Only lines holding the string "page" are wanted; copy each one from the material.

-----

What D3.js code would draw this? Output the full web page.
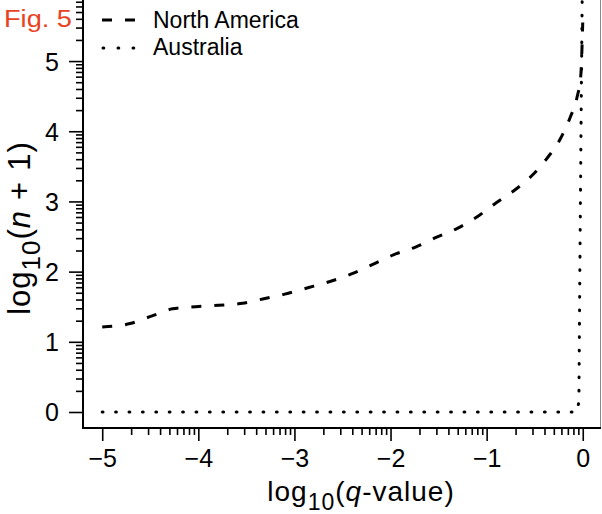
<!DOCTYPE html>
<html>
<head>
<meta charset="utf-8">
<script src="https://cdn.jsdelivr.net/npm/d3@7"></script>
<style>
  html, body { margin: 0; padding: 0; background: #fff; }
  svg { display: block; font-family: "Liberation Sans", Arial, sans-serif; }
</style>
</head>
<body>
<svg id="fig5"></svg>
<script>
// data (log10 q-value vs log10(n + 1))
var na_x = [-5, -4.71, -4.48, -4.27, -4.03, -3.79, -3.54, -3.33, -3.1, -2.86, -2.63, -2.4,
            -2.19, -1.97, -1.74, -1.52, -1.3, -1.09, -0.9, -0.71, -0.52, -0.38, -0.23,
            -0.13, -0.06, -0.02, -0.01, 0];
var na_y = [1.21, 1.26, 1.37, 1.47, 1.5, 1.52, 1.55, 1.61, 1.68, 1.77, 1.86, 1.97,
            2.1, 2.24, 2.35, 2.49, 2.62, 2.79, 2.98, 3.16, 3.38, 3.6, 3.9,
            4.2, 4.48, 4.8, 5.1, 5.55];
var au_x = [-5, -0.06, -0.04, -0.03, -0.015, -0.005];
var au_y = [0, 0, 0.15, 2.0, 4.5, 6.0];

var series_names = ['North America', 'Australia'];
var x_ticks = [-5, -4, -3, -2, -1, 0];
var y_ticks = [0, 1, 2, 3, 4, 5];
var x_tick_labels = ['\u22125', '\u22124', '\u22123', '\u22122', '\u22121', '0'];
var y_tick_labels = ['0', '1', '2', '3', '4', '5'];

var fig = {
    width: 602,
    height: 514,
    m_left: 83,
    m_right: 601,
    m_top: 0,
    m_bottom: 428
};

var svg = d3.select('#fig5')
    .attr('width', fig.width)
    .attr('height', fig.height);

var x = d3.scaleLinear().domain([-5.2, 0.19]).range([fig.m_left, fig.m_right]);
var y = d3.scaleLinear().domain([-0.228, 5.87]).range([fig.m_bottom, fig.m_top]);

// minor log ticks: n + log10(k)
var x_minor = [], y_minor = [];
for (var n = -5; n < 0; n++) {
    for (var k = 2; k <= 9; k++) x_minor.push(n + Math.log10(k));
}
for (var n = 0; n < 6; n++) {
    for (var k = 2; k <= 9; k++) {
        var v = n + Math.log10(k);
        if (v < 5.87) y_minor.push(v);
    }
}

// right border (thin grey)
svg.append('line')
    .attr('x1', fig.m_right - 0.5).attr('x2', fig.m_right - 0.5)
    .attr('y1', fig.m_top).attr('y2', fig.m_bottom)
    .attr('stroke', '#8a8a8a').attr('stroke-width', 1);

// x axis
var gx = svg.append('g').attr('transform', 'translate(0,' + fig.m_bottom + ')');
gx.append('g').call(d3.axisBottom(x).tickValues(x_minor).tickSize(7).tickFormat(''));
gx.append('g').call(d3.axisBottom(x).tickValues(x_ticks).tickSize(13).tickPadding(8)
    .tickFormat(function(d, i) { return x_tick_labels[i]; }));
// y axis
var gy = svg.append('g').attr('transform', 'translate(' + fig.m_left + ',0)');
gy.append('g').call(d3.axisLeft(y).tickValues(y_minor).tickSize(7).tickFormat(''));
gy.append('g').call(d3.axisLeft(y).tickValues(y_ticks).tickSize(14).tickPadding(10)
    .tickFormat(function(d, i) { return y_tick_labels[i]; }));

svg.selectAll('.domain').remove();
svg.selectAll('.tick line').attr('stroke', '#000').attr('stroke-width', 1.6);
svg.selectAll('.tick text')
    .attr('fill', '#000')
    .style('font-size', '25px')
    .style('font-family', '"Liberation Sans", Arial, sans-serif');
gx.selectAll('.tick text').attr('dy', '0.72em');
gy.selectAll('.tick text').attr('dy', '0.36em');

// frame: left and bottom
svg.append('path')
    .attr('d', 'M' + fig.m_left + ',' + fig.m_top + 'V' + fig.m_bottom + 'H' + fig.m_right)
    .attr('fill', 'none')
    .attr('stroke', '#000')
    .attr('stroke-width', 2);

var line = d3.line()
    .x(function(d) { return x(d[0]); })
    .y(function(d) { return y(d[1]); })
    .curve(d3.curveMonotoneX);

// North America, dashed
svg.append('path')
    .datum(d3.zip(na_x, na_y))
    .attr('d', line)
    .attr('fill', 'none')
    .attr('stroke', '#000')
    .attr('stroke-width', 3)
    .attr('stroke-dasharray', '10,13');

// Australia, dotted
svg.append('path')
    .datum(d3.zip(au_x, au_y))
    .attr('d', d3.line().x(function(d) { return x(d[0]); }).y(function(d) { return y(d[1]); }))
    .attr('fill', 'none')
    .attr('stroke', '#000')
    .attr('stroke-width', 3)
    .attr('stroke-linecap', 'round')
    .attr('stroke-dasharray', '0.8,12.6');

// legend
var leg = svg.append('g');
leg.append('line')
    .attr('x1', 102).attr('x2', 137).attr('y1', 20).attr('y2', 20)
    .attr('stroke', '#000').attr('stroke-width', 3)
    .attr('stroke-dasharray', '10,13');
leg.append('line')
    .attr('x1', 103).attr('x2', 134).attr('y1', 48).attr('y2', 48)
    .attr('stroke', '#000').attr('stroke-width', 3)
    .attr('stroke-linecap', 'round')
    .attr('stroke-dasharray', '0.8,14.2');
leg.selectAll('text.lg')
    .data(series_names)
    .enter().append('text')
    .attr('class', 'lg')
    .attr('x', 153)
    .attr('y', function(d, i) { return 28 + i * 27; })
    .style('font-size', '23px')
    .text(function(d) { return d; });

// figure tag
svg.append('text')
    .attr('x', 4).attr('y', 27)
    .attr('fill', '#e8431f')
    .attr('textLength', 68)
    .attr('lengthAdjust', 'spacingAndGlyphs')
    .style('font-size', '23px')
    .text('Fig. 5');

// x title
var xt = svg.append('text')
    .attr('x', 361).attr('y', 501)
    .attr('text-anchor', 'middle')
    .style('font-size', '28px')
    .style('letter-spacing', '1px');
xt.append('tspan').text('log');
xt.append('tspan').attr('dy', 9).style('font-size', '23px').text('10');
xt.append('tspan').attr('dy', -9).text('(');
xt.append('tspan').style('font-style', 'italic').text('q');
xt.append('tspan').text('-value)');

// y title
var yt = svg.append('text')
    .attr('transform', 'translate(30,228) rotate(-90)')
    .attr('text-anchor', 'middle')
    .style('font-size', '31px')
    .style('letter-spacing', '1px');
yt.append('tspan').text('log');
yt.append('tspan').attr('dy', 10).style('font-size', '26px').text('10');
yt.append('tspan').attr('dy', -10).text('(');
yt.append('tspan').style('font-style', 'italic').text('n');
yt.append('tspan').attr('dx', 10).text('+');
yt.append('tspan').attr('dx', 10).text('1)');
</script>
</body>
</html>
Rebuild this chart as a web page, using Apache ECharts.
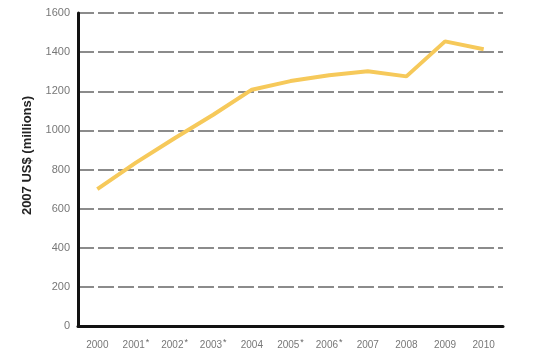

-----

→ RESULT:
What D3.js code would draw this? Output the full web page.
Rebuild this chart as a web page, using Apache ECharts.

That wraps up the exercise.